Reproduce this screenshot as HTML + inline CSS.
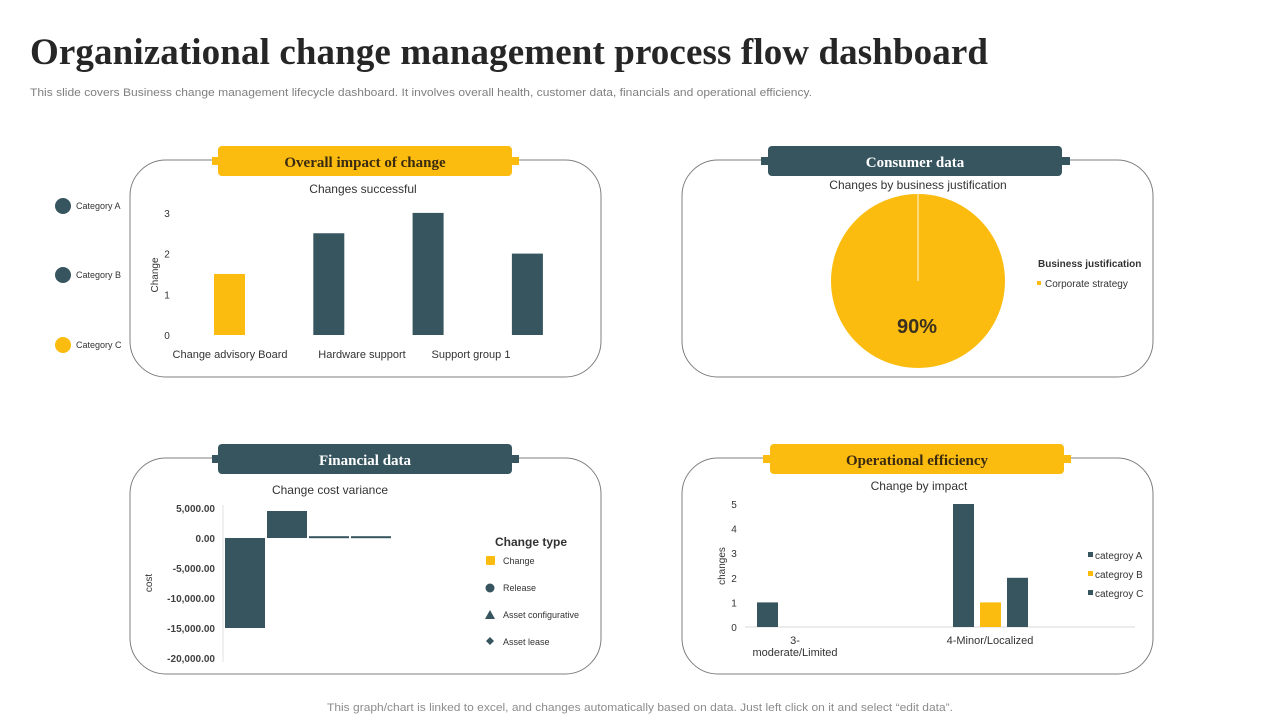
<!DOCTYPE html>
<html><head><meta charset="utf-8"><style>
html,body{margin:0;padding:0;background:#fff;}
svg{display:block;font-family:"Liberation Sans",Arial,sans-serif;}
</style></head><body>
<svg id="s" width="1280" height="720" viewBox="0 0 1280 720" xmlns="http://www.w3.org/2000/svg">
<text x="30" y="64" font-family="Liberation Serif,serif" font-weight="bold" font-size="37" fill="#262626" textLength="958" lengthAdjust="spacing">Organizational change management process flow dashboard</text>
<text x="30" y="96" font-size="11" fill="#7f7f7f" textLength="782" lengthAdjust="spacingAndGlyphs">This slide covers Business change management lifecycle dashboard. It involves overall health, customer data, financials and operational efficiency.</text>
<text x="327" y="711" font-size="11" fill="#8c8c8c" textLength="626" lengthAdjust="spacingAndGlyphs">This graph/chart is linked to excel,  and changes automatically based on data. Just left click on it and select “edit data”.</text>

<g fill="none" stroke="#7f7f7f" stroke-width="1">
<rect x="130" y="160" width="471" height="217" rx="36"/>
<rect x="682" y="160" width="471" height="217" rx="36"/>
<rect x="130" y="458" width="471" height="216" rx="36"/>
<rect x="682" y="458" width="471" height="216" rx="36"/>
</g>
<g>
<rect x="220" y="159" width="291" height="3" fill="#fff"/>
<rect x="212" y="157" width="8" height="8" fill="#FBBC0F"/><rect x="511" y="157" width="8" height="8" fill="#FBBC0F"/>
<rect x="218" y="146" width="294" height="30" rx="4" fill="#FBBC0F"/>
<text x="365" y="167" text-anchor="middle" font-family="Liberation Serif,serif" font-weight="bold" font-size="15" fill="#3a2a10">Overall impact of change</text></g>
<g>
<rect x="769" y="159" width="293" height="3" fill="#fff"/>
<rect x="761" y="157" width="8" height="8" fill="#37555F"/><rect x="1062" y="157" width="8" height="8" fill="#37555F"/>
<rect x="768" y="146" width="294" height="30" rx="4" fill="#37555F"/>
<text x="915" y="167" text-anchor="middle" font-family="Liberation Serif,serif" font-weight="bold" font-size="15" fill="#fff">Consumer data</text></g>
<g>
<rect x="220" y="457" width="291" height="3" fill="#fff"/>
<rect x="212" y="455" width="8" height="8" fill="#37555F"/><rect x="511" y="455" width="8" height="8" fill="#37555F"/>
<rect x="218" y="444" width="294" height="30" rx="4" fill="#37555F"/>
<text x="365" y="465" text-anchor="middle" font-family="Liberation Serif,serif" font-weight="bold" font-size="15" fill="#fff">Financial data</text></g>
<g>
<rect x="771" y="457" width="292" height="3" fill="#fff"/>
<rect x="763" y="455" width="8" height="8" fill="#FBBC0F"/><rect x="1063" y="455" width="8" height="8" fill="#FBBC0F"/>
<rect x="770" y="444" width="294" height="30" rx="4" fill="#FBBC0F"/>
<text x="917" y="465" text-anchor="middle" font-family="Liberation Serif,serif" font-weight="bold" font-size="15" fill="#3a2a10">Operational efficiency</text></g>

<g font-size="9" fill="#333">
<circle cx="63" cy="206" r="8" fill="#37555F"/><text x="76" y="209">Category A</text>
<circle cx="63" cy="275" r="8" fill="#37555F"/><text x="76" y="278">Category B</text>
<circle cx="63" cy="345" r="8" fill="#FBBC0F"/><text x="76" y="348">Category C</text>
</g>

<g font-size="12" fill="#333" text-anchor="middle">
<text x="363" y="193">Changes successful</text>
<text x="918" y="189">Changes by business justification</text>
<text x="330" y="494">Change cost variance</text>
<text x="919" y="490">Change by impact</text>
</g>
<text transform="translate(158,275) rotate(-90)" text-anchor="middle" font-size="10" fill="#333">Change</text>
<text transform="translate(152,583) rotate(-90)" text-anchor="middle" font-size="10" fill="#333">cost</text>
<text transform="translate(725,566) rotate(-90)" text-anchor="middle" font-size="10" fill="#333">changes</text>

<g font-size="10" fill="#333">
<text x="1038" y="267" font-weight="bold">Business justification</text>
<rect x="1037" y="281" width="4" height="4" fill="#FBBC0F"/><text x="1045" y="287">Corporate strategy</text>
</g>
<g font-size="9" fill="#333">
<text x="495" y="546" font-size="12" font-weight="bold">Change type</text>
<rect x="486" y="556" width="9" height="9" rx="1" fill="#FBBC0F"/><text x="503" y="564">Change</text>
<circle cx="490" cy="588" r="4.5" fill="#37555F"/><text x="503" y="591">Release</text>
<polygon points="490,610 495,619 485,619" fill="#37555F"/><text x="503" y="618">Asset  configurative</text>
<polygon points="490,637 494,641 490,645 486,641" fill="#37555F"/><text x="503" y="645">Asset  lease</text>
</g>
<g font-size="10" fill="#333">
<rect x="1088" y="552" width="5" height="5" fill="#37555F"/><text x="1095" y="559">categroy A</text>
<rect x="1088" y="571" width="5" height="5" fill="#FBBC0F"/><text x="1095" y="578">categroy B</text>
<rect x="1088" y="590" width="5" height="5" fill="#37555F"/><text x="1095" y="597">categroy C</text>
</g>
<g id="dyn"></g>
</svg>
<script>
const impactCategories = ["Change advisory Board","Hardware support","Support group 1",""];
const impactValues = [1.5, 2.5, 3, 2];
const impactTicks = [0,1,2,3];
const pieLabels = ["Corporate strategy"];
const pieValues = [90];
const costValues = [-15000, 4500, 300, 300];
const costTicks = [5000,0,-5000,-10000,-15000,-20000];
const costTickLabels = ["5,000.00","0.00","-5,000.00","-10,000.00","-15,000.00","-20,000.00"];
const opsCategories = ["3-|moderate/Limited","4-Minor/Localized"];
const opsA = [1, 5];
const opsB = [0, 1];
const opsC = [0, 2];
const opsTicks = [0,1,2,3,4,5];

const NS="http://www.w3.org/2000/svg", D=document.getElementById('dyn');
function mk(t,a,txt){const e=document.createElementNS(NS,t);for(const k in a)e.setAttribute(k,a[k]);if(txt!==undefined)e.textContent=txt;D.appendChild(e);return e;}
const Y="#FBBC0F",T="#37555F";

const iy=v=>335-v*40.7;
impactTicks.forEach(t=>{const e=mk('text',{x:167,y:iy(t)+4,'text-anchor':'middle','font-size':10,fill:'#333'},t);

});
impactValues.forEach((v,i)=>{const x=214+i*99.3;const e=mk('rect',{x:x,y:iy(v),width:31,height:iy(0)-iy(v),fill:i==0?Y:T});

});
[230,362,471].forEach((cx,i)=>{const e=mk('text',{x:cx,y:358,'text-anchor':'middle','font-size':11,fill:'#333'},impactCategories[i]);

});

// pie: single series rendered as full yellow disc (only slice shown in reference)
const cx=918,cy=281,r=87;
const tot=pieValues.reduce((a,b)=>a+b,0);
let ang=-Math.PI/2;
pieValues.forEach((v,i)=>{const a2=ang+v/tot*2*Math.PI-0.0001;const large=(a2-ang)>Math.PI?1:0;
const d=`M${cx},${cy} L${cx+r*Math.cos(ang)},${cy+r*Math.sin(ang)} A${r},${r} 0 ${large} 1 ${cx+r*Math.cos(a2)},${cy+r*Math.sin(a2)} Z`;
const e=mk('path',{d:d,fill:Y});

ang=a2;});
mk('line',{x1:cx,y1:cy-r,x2:cx,y2:cy,stroke:'#fbefc6','stroke-width':1.2});
const pl=mk('text',{x:917,y:333,'text-anchor':'middle','font-size':20,'font-weight':'bold',fill:'#3a3020'},pieValues[0]+'%');



const cyf=v=>538-v*0.006;
mk('line',{x1:223,y1:505,x2:223,y2:662,stroke:'#e0e0e0'});
costTicks.forEach((t,i)=>{const e=mk('text',{x:215,y:cyf(t)+4,'text-anchor':'end','font-size':10,'font-weight':'bold',fill:'#404040'},costTickLabels[i]);

});
costValues.forEach((v,i)=>{const x=225+i*42;const y0=Math.min(cyf(v),cyf(0)),h=Math.max(Math.abs(cyf(v)-cyf(0)),2);
const e=mk('rect',{x:x,y:y0,width:40,height:h,fill:T});

});

const oy=v=>627-v*24.6;
mk('line',{x1:745,y1:oy(0),x2:1135,y2:oy(0),stroke:'#d9d9d9'});
opsTicks.forEach(t=>{const e=mk('text',{x:734,y:oy(t)+4,'text-anchor':'middle','font-size':10,fill:'#333'},t);

});
const gx=[757,953];
[opsA,opsB,opsC].forEach((s,si)=>{s.forEach((v,i)=>{if(v<=0)return;const x=gx[i]+si*27;
const e=mk('rect',{x:x,y:oy(v),width:21,height:oy(0)-oy(v),fill:si==1?Y:T});

});});
[795,990].forEach((c,i)=>{opsCategories[i].split('|').forEach((ln,j)=>{const e=mk('text',{x:c,y:644+j*12,'text-anchor':'middle','font-size':11,fill:'#333'},ln);

});});
</script>
</body></html>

══════════════════════════════

## Task details:
Only the lines from the start of the material through the line containing "graph/chart is linked" should be transcribed. Pictures stay out.

## Final result:
Reproduce this screenshot as HTML + inline CSS.
<!DOCTYPE html>
<html><head><meta charset="utf-8"><style>
html,body{margin:0;padding:0;background:#fff;}
svg{display:block;font-family:"Liberation Sans",Arial,sans-serif;}
</style></head><body>
<svg id="s" width="1280" height="720" viewBox="0 0 1280 720" xmlns="http://www.w3.org/2000/svg">
<text x="30" y="64" font-family="Liberation Serif,serif" font-weight="bold" font-size="37" fill="#262626" textLength="958" lengthAdjust="spacing">Organizational change management process flow dashboard</text>
<text x="30" y="96" font-size="11" fill="#7f7f7f" textLength="782" lengthAdjust="spacingAndGlyphs">This slide covers Business change management lifecycle dashboard. It involves overall health, customer data, financials and operational efficiency.</text>
<text x="327" y="711" font-size="11" fill="#8c8c8c" textLength="626" lengthAdjust="spacingAndGlyphs">This graph/chart is linked to excel,  and changes automatically based on data. Just left click on it and select “edit data”.</text>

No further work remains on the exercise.